With around 1.7 billion cups of coffee enjoyed by people in the UK every year it is no wonder the strong black brew has developed a following of its own. The London Coffee Festival happily caters to this ever-growing trend. Having taken place from 3-6 April 2014, the weekend before UK Coffee Week, the Old Truman Brewery in Shoreditch was transformed into a mekka for those worshipping their favourite drink. Once a year, coffee producers, suppliers, baristas and the general public are invited to explore what’s new on the coffee scene and, for a long weekend, the former factory building is transformed into a veritable labyrinth of sampling stalls and enticing smells. Over 22,000 visitors couldn’t resist the temptation and attended the fourth edition of the festival.
In the Lab, visitors got a chance to practice their coffee-making skills and attend free talks on coffee-related topics, which ranged from coffee and chocolate pairing to a lot more scientific presentations on water testing and filtration and the latest market trends. Speaking of which, if there is anything I took away from a day of exploring this coffee wonderland in East London it was the focus on quality, local preferences, attention to detail and sustainability as a given rather than a USP.

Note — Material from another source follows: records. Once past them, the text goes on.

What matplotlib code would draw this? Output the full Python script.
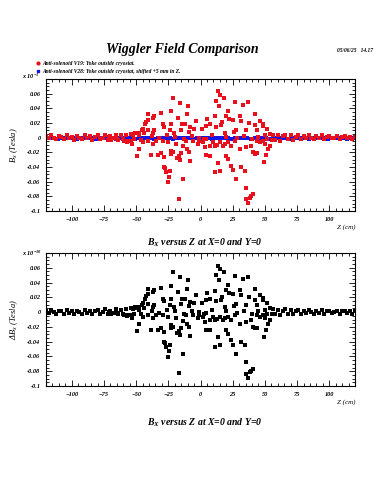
import matplotlib.pyplot as plt
import numpy as np
from matplotlib.lines import Line2D
from matplotlib.ticker import MultipleLocator, FixedLocator

plt.rcParams.update({"font.family": "Liberation Serif", "font.weight": "bold",
                     "font.style": "italic", "mathtext.default": "regular"})

# V19 (red) - scattered points in the wiggler region, z in cm, Bx in Tesla
z_v19_mid = [-21.6, -15.6, -9.9, 13.5, 15.4, 18.0, 12.2, 14.1, 27.1, 33.1, 37.0, -17.7, -10.7, -11.7,
             -30.7, -35.9, -41.1, -37.2, -40.6, -43.2, -42.4, -29.4, -28.1, -14.3, -23.2, 21.4, 20.1,
             22.1, 30.5, 31.8, 42.2, 37.5, 46.1, 48.7, 48.7, 51.3, 25.3, 16.2, 5.2, 10.9, 3.9, -3.4,
             1.3, -4.7, 27.9, 25.8, 16.7, 12.2, 42.2, 43.5, 35.7, 18.8, -8.6, -15.1, -20.3, -23.4,
             -37.2, -35.9, -47.6, -45.0, -45.6, -50.8, -52.3, -41.1, -22.9, -8.1, 7.0,
             -49.7, -38.5, -33.3, -30.7, -28.1, -22.9, -21.6, -22.9, -18.5, -16.4, -15.1, -8.6, -10.7,
             -13.8, -15.9, -8.1, -28.1, -27.3, -26.8, -23.7, -24.2, -25.5, -13.8, -16.4, 3.9, 7.0,
             3.1, 10.9, 12.8, 9.6, 1.8, -0.8, -2.1, 14.9, 18.8, 20.1, 21.4, 13.5, 10.9, 14.9, 24.0,
             25.3, 31.8, 34.4, 27.9, 35.7, 40.9, 39.6, 38.3, 35.7, 36.5, 42.2, 43.5, 40.9, 49.2, 50.8,
             52.6, 53.9, 50.0, 48.7, 55.2, 46.1, 43.5, 39.6, 35.7, 30.5, 26.6, 24.0, 21.4, 17.5, 7.0,
             4.4, -6.0, -11.2, -19.0, -25.5, -29.4, -34.6, -37.2, -41.1, -45.0, -52.9, -47.6, -54.2,
             -56.8, -59.4, -64.6, -69.8, -71.1,
             -38.0, -32.0, -26.0, -19.5, -12.5, -6.5, -1.5, 2.5, 9.0, 19.5, 28.5, 33.5, 40.0, 45.0]
bx_v19_mid = [0.054, 0.047, 0.043, 0.063, 0.058, 0.054, 0.050, 0.043, 0.049, 0.045, 0.048, 0.027,
              0.032, 0.018, 0.033, 0.030, 0.032, 0.027, 0.024, 0.018, 0.022, 0.018, 0.015, 0.018,
              0.036, 0.037, 0.030, 0.026, 0.030, 0.023, 0.032, 0.020, 0.023, 0.019, 0.016, 0.012,
              0.024, 0.017, 0.026, 0.029, 0.016, 0.023, 0.012, 0.012, 0.011, 0.008, 0.021, 0.015,
              0.017, 0.010, 0.010, 0.007, 0.008, 0.011, 0.007, 0.010, 0.007, 0.010, 0.0065, 0.012,
              0.010, 0.0065, 0.004, 0.011, 0.018, 0.014, 0.018,
              -0.0255, -0.024, -0.024, -0.021, -0.027, -0.018, -0.020, -0.022, -0.028, -0.0255,
              -0.021, -0.020, -0.016, -0.012, -0.031, -0.032, -0.0405, -0.042, -0.047, -0.045,
              -0.053, -0.061, -0.056, -0.083, -0.024, -0.0245, -0.013, -0.011, -0.0095, -0.006,
              -0.006, -0.004, -0.0085, -0.006, -0.0085, -0.0245, -0.029, -0.034, -0.047, -0.045,
              -0.038, -0.044, -0.0405, -0.045, -0.0565, -0.068, -0.077, -0.079, -0.0816, -0.084,
              -0.0885, -0.022, -0.021, -0.020, -0.033, -0.024, -0.0155, -0.011, -0.0085, -0.004,
              -0.0026, -0.006, -0.004, -0.011, -0.013, -0.0155, -0.004, -0.011, -0.006, -0.011,
              -0.011, -0.0017, -0.004, -0.004, -0.0085, -0.006, -0.004, -0.004, -0.0085, -0.004,
              -0.006, -0.0085, -0.0155, -0.004, -0.0053, -0.004, -0.0017, -0.0026, 0.0006,
              0.002, -0.001, 0.003, 0.001, -0.002, 0.002, 0.000, -0.002, 0.003, 0.001, -0.001,
              0.002, -0.002, 0.001]

# V19 (red) - dense band near zero outside the wiggler, every 2 cm
z_v19_left = np.arange(-120, -43, 2)
bx_v19_left = [0.002, -0.001, 0.003, 0.000, -0.002, 0.002, 0.001, -0.002, 0.003, -0.001, 0.001,
               -0.003, 0.002, 0.000, -0.002, 0.003, -0.001, 0.002, -0.003, 0.001, 0.003, -0.002,
               0.000, 0.004, -0.003, 0.002, -0.001, 0.004, -0.003, 0.003, -0.002, 0.004, -0.004,
               0.005, -0.002, 0.006, 0.003, -0.003, 0.006]
z_v19_right = np.arange(50, 121, 2)
bx_v19_right = [0.003, -0.002, 0.005,
                0.004, -0.003, 0.003, -0.004, 0.002, 0.004, -0.002, 0.003, -0.003, 0.001, 0.003,
                -0.002, 0.002, -0.001, 0.003, 0.000, -0.002, 0.002, -0.001, 0.003, -0.002, 0.001,
                0.002, -0.001, 0.000, 0.002, -0.002, 0.001, 0.002, -0.001, 0.001, -0.002, 0.001]

# V28 (blue) - flat band, every 3 cm
z_v28 = np.arange(-120, 121, 3)
bx_v28 = [-0.001, 0.000, -0.001, -0.002, -0.001, 0.000, -0.001, -0.001, -0.002, 0.000, -0.001,
          -0.001, 0.000, -0.002, -0.001, -0.001, 0.000, -0.001, -0.002, -0.001, 0.000, -0.001,
          -0.001, -0.002, 0.000, -0.001, -0.001, 0.000, -0.002, -0.001, -0.001, 0.000, -0.001,
          -0.002, -0.001, 0.000, -0.001, -0.001, -0.002, 0.000, -0.001, -0.001, 0.000, -0.002,
          -0.001, -0.001, 0.000, -0.001, -0.002, -0.001, 0.000, -0.001, -0.001, -0.002, 0.000,
          -0.001, -0.001, 0.000, -0.002, -0.001, -0.001, 0.000, -0.001, -0.002, -0.001, 0.000,
          -0.001, -0.001, -0.002, 0.000, -0.001, -0.001, 0.000, -0.002, -0.001, -0.001, 0.000,
          -0.001, -0.002, -0.001, 0.000]

z_v19 = np.concatenate([z_v19_left, z_v19_mid, z_v19_right])
bx_v19 = np.concatenate([bx_v19_left, bx_v19_mid, bx_v19_right])
delta_bx = bx_v19 - np.mean(bx_v28) - 0.001

x_ticks = [-100, -75, -50, -25, 0, 25, 50, 75, 100]
y_ticks = [-0.1, -0.08, -0.06, -0.04, -0.02, 0, 0.02, 0.04, 0.06]
y_ticklabels = ["-0.1", "-0.08", "-0.06", "-0.04", "-0.02", "0", "0.02", "0.04", "0.06"]

red = "#e8101c"
blue = "#1414e6"

fig = plt.figure(figsize=(3.75, 5), dpi=100)
ax1 = fig.add_axes([0.1227, 0.578, 0.824, 0.264])
ax2 = fig.add_axes([0.1227, 0.228, 0.824, 0.266])

ax1.plot(z_v28, bx_v28, "s", color=blue, ms=3.4, mew=0)
ax1.plot(z_v19, bx_v19, "s", color=red, ms=2.9, mew=0)
ax2.plot(z_v19, delta_bx, "s", color="black", ms=2.7, mew=0)

for ax in (ax1, ax2):
    ax.set_xlim(-120, 120)
    ax.set_ylim(-0.1, 0.08)
    ax.xaxis.set_major_locator(FixedLocator(x_ticks))
    ax.xaxis.set_minor_locator(MultipleLocator(5))
    ax.yaxis.set_major_locator(FixedLocator(y_ticks))
    ax.yaxis.set_minor_locator(MultipleLocator(0.005))
    ax.set_yticklabels(y_ticklabels)
    ax.tick_params(which="both", direction="in", top=True, right=True, labelsize=4.5, width=0.6, pad=4)
    ax.tick_params(which="major", length=4)
    ax.tick_params(which="minor", length=2)
    for s in ax.spines.values():
        s.set_linewidth(0.8)
    ax.set_xlabel("Z (cm)", fontsize=5, loc="right", labelpad=2)

ax1.set_ylabel("B$_x$ (Tesla)", fontsize=6, labelpad=5)
ax2.set_ylabel("ΔB$_x$ (Tesla)", fontsize=6, labelpad=5)

fig.text(0.485, 0.9, "Wiggler Field Comparison", ha="center", va="center", fontsize=10)
fig.text(0.995, 0.9, "05/06/25   14.17", ha="right", va="center", fontsize=4)
fig.text(0.545, 0.514, "B$_X$ versus Z at X=0 and Y=0", ha="center", va="center", fontsize=7)
fig.text(0.545, 0.154, "B$_X$ versus Z at X=0 and Y=0", ha="center", va="center", fontsize=7)
fig.text(0.06, 0.847, "x 10$^{-1}$", fontsize=4.5, va="center")
fig.text(0.06, 0.494, "x 10$^{-10}$", fontsize=4.5, va="center")

# legend entries
fig.add_artist(Line2D([0.1], [0.874], marker="o", color=red, ms=2, transform=fig.transFigure))
fig.add_artist(Line2D([0.1], [0.858], marker="s", color=blue, ms=2, transform=fig.transFigure))
fig.text(0.112, 0.874, "Anti-solenoid V19: Yoke outside cryostat.", fontsize=4, va="center")
fig.text(0.112, 0.858, "Anti-solenoid V28: Yoke outside cryostat, shifted +5 mm in Z.", fontsize=4, va="center")

plt.savefig("out.png")
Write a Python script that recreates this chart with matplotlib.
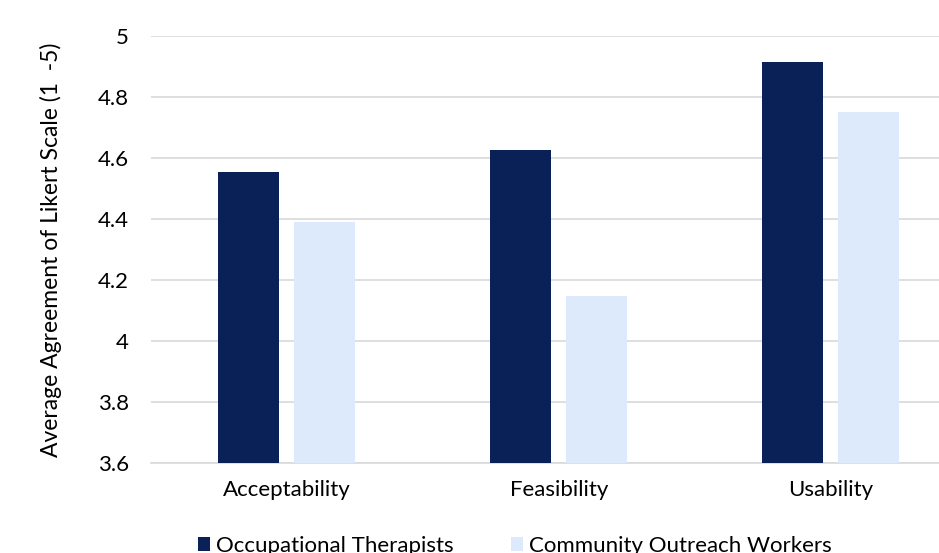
import matplotlib.pyplot as plt
import numpy as np

# data
categories = ["Acceptability", "Feasibility", "Usability"]
ot_values = [4.555, 4.627, 4.916]
cow_values = [4.39, 4.148, 4.752]
series_names = ["Occupational Therapists", "Community Outreach Workers"]
yticks = [3.6, 3.8, 4.0, 4.2, 4.4, 4.6, 4.8, 5.0]
ytick_labels = ["3.6", "3.8", "4", "4.2", "4.4", "4.6", "4.8", "5"]

plt.rcParams['font.family'] = ['Lato', 'DejaVu Sans']

fig = plt.figure(figsize=(9.39, 5.53), dpi=100)
ax = fig.add_axes([151 / 939, 90 / 553, 816 / 939, 427 / 553])

x = np.arange(len(categories))
w = 0.225
ax.bar(x - 0.143, ot_values, w, color="#0a2157", label=series_names[0], zorder=3)
ax.bar(x + 0.138, cow_values, w, color="#dceafb", label=series_names[1], zorder=3)

ax.set_xlim(-0.5, 2.5)
ax.set_ylim(3.6, 5.0)
ax.set_yticks(yticks)
ax.set_yticklabels(ytick_labels)
ax.set_xticks(x)
ax.set_xticklabels(categories)
ax.tick_params(axis='both', length=0, labelsize=16, colors="#000000")
ax.tick_params(axis='y', pad=16)
ax.tick_params(axis='x', pad=12)

ax.grid(axis='y', color="#d9d9d9", linewidth=1.2, zorder=0)
for s in ["top", "right", "left"]:
    ax.spines[s].set_visible(False)
ax.spines["bottom"].set_color("#d9d9d9")
ax.spines["bottom"].set_linewidth(1.2)

ax.set_ylabel("Average Agreement of Likert Scale (1  -5)", fontsize=16.5, labelpad=26)

fig.legend(loc="center left", bbox_to_anchor=(178 / 939, 1 - 546 / 553), ncol=2,
           frameon=False, fontsize=16, handlelength=0.55, handleheight=0.55,
           handletextpad=0.25, columnspacing=2.6)

plt.savefig("out.png")
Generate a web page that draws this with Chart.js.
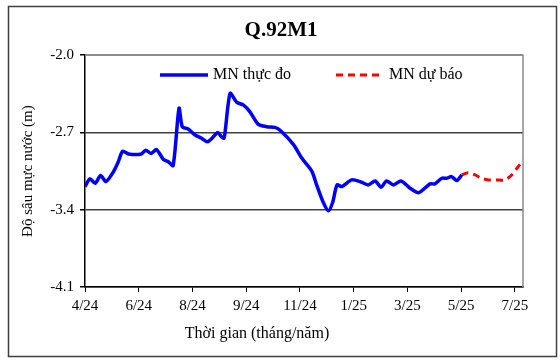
<!DOCTYPE html>
<html>
<head>
<meta charset="utf-8">
<script src="https://cdn.jsdelivr.net/npm/chart.js@4.4.1/dist/chart.umd.min.js"></script>
<style>
html,body{margin:0;padding:0;background:#fff;}
#wrap{width:560px;height:364px;position:relative;}
</style>
</head>
<body>
<div id="wrap"><canvas id="c" width="560" height="364"></canvas></div>
<script>
// ---- data (x in tick-interval units from 4/24) ----
const xTickLabels = ["4/24","6/24","8/24","9/24","11/24","1/25","3/25","5/25","7/25"];
const yTicks = [-4.1, -3.4, -2.7, -2.0];

const obsX = [0.00,0.09,0.19,0.29,0.39,0.53,0.62,0.70,0.81,1.05,1.13,1.23,1.33,1.46,1.55,1.64,1.75,1.81,1.92,2.05,2.17,2.28,2.38,2.47,2.54,2.59,2.70,2.82,2.95,3.07,3.22,3.38,3.53,3.63,3.88,4.03,4.22,4.31,4.43,4.53,4.61,4.69,4.78,4.96,5.12,5.27,5.40,5.51,5.61,5.74,5.88,6.05,6.21,6.42,6.51,6.64,6.73,6.82,6.92,7.01];
const obsY = [-3.19,-3.12,-3.16,-3.09,-3.145,-3.055,-2.965,-2.87,-2.895,-2.895,-2.86,-2.89,-2.855,-2.945,-2.965,-3.00,-2.48,-2.648,-2.669,-2.723,-2.753,-2.784,-2.744,-2.70,-2.74,-2.75,-2.345,-2.425,-2.452,-2.513,-2.624,-2.648,-2.654,-2.68,-2.81,-2.93,-3.05,-3.175,-3.33,-3.41,-3.33,-3.175,-3.19,-3.13,-3.145,-3.175,-3.139,-3.196,-3.139,-3.175,-3.139,-3.205,-3.245,-3.166,-3.166,-3.115,-3.115,-3.10,-3.136,-3.085];

const fcX = [7.01,7.13,7.26,7.38,7.50,7.66,7.81,7.94,8.06,8.15];
const fcY = [-3.085,-3.064,-3.085,-3.115,-3.13,-3.13,-3.13,-3.085,-3.01,-2.95];

const seriesNames = ["MN thực đo", "MN dự báo"];
const chartTitle = "Q.92M1";
const xTitle = "Thời gian (tháng/năm)";
const yTitle = "Độ sâu mực nước (m)";

const FONT = "'Liberation Serif', 'Times New Roman', serif";

// legend layout (inside plot area, at top)
const legendItemX = [160, 336];
const legendY = 75;
const legendSample = 48;

const framePlugin = {
  id: 'frame',
  beforeDraw(chart) {
    const ctx = chart.ctx;
    ctx.save();
    ctx.fillStyle = '#fff';
    ctx.fillRect(0, 0, chart.width, chart.height);
    ctx.strokeStyle = '#404040';
    ctx.lineWidth = 1.5;
    ctx.strokeRect(8.5, 6.5, 548, 350);
    ctx.restore();
  },
  beforeDatasetsDraw(chart) {
    const a = chart.chartArea;
    const ctx = chart.ctx;
    ctx.save();
    ctx.strokeStyle = '#8c8c8c';
    ctx.lineWidth = 1.5;
    ctx.beginPath();
    ctx.moveTo(a.left, a.top);
    ctx.lineTo(a.right, a.top);
    ctx.lineTo(a.right, a.bottom);
    ctx.stroke();
    ctx.restore();
  },
  afterDraw(chart) {
    const ctx = chart.ctx;
    ctx.save();
    ctx.fillStyle = '#000';
    ctx.font = "16px " + FONT;
    ctx.textAlign = 'center';
    ctx.textBaseline = 'middle';
    ctx.fillText(xTitle, 257, 334);
    // legend built from the datasets' own styles
    chart.data.datasets.forEach((ds, i) => {
      const x0 = legendItemX[i];
      ctx.save();
      ctx.strokeStyle = ds.borderColor;
      ctx.lineWidth = ds.borderWidth;
      ctx.setLineDash(ds.borderDash || []);
      ctx.beginPath();
      ctx.moveTo(x0, legendY);
      ctx.lineTo(x0 + legendSample, legendY);
      ctx.stroke();
      ctx.restore();
      ctx.fillStyle = '#000';
      ctx.font = "16px " + FONT;
      ctx.textAlign = 'left';
      ctx.textBaseline = 'middle';
      ctx.fillText(ds.label, x0 + legendSample + 5, legendY);
    });
    ctx.restore();
  }
};

new Chart(document.getElementById('c'), {
  type: 'line',
  data: {
    datasets: [
      {
        label: seriesNames[0],
        data: obsX.map((x, i) => ({x: x, y: obsY[i]})),
        borderColor: '#0000ff',
        backgroundColor: '#0000ff',
        borderWidth: 3.5,
        pointRadius: 0,
        tension: 0.25,
        fill: false,
        yAxisID: 'y'
      },
      {
        label: seriesNames[1],
        data: fcX.map((x, i) => ({x: x, y: fcY[i]})),
        borderColor: '#ff0000',
        backgroundColor: '#ff0000',
        borderWidth: 3,
        borderDash: [7, 5],
        pointRadius: 0,
        tension: 0.3,
        fill: false,
        yAxisID: 'y'
      }
    ]
  },
  options: {
    responsive: false,
    animation: false,
    devicePixelRatio: 1,
    layout: { padding: { left: 6, right: 4, top: 0, bottom: 10 } },
    plugins: {
      title: {
        display: true,
        text: chartTitle,
        color: '#000',
        font: { family: FONT, size: 21, weight: 'bold' },
        padding: { top: 18, bottom: 12 }
      },
      legend: { display: false },
      tooltip: { enabled: false }
    },
    scales: {
      x: {
        type: 'linear',
        min: 0,
        max: 8.15,
        afterBuildTicks(scale) {
          scale.ticks = xTickLabels.map((_, i) => ({ value: i }));
        },
        afterFit(scale) { scale.height = 67; },
        ticks: {
          color: '#000',
          font: { family: FONT, size: 15 },
          padding: 5,
          maxRotation: 0,
          autoSkip: false,
          callback: (v, i) => xTickLabels[i]
        },
        grid: { drawOnChartArea: false, drawTicks: true, tickLength: 5, color: '#000', tickColor: '#000' },
        border: { display: true, color: '#000', width: 1.5 }
      },
      y: {
        type: 'linear',
        position: 'left',
        min: -4.1,
        max: -2.0,
        afterBuildTicks(scale) {
          scale.ticks = yTicks.map(v => ({ value: v }));
        },
        afterFit(scale) { scale.width = 79; },
        ticks: {
          color: '#000',
          font: { family: FONT, size: 15 },
          padding: 6,
          callback: (v) => Number(v).toFixed(1)
        },
        grid: {
          drawOnChartArea: true,
          drawTicks: true,
          tickLength: 5,
          lineWidth: 1.5,
          color: (ctx) => (ctx.tick && Math.abs(ctx.tick.value + 2.0) < 1e-6) ? '#8c8c8c' : '#404040',
          tickColor: '#000'
        },
        border: { display: true, color: '#000', width: 1.5 },
        title: {
          display: true,
          text: yTitle,
          color: '#000',
          font: { family: FONT, size: 15 },
          padding: { top: 13, bottom: 0 }
        }
      },
      yRight: {
        type: 'linear',
        position: 'right',
        min: -4.1,
        max: -2.0,
        afterFit(scale) { scale.width = 33; },
        ticks: { display: false },
        grid: { display: false, drawOnChartArea: false },
        border: { display: false }
      }
    }
  },
  plugins: [framePlugin]
});
</script>
</body>
</html>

But how does this kind of event qualify as a festival you ask? The organisers had obviously thought about that as well and cleverly put a world music stage with lots of quirky bean bags to sit on right in the centre of the main exhibition area. A number of pop-up cocktails bars offered espresso mixed with a variety of alcoholic delights to fuel coffee fans all day long. Located all the way around the fair were also innumerable stalls by coffee roasters where baristas practiced their art. A coffee art exhibition and a poetry café brought out the best in caffeine-fuelled creativity while the Milk & Sugar section downstairs completed the festival with all sorts of stylish urban wares, more food and drink and even a pop-up barber shop.
Good to know: the festival raised around £77,000 for Project Waterfall, supporting clean drinking water in Tanzania in partnership with WaterAid. In addition to the London event, the festival organiser, Allegra Events, also run a coffee festival in Amsterdam (2-3 May 2014), just in case you need a reason to visit one of my favourite European cities this spring.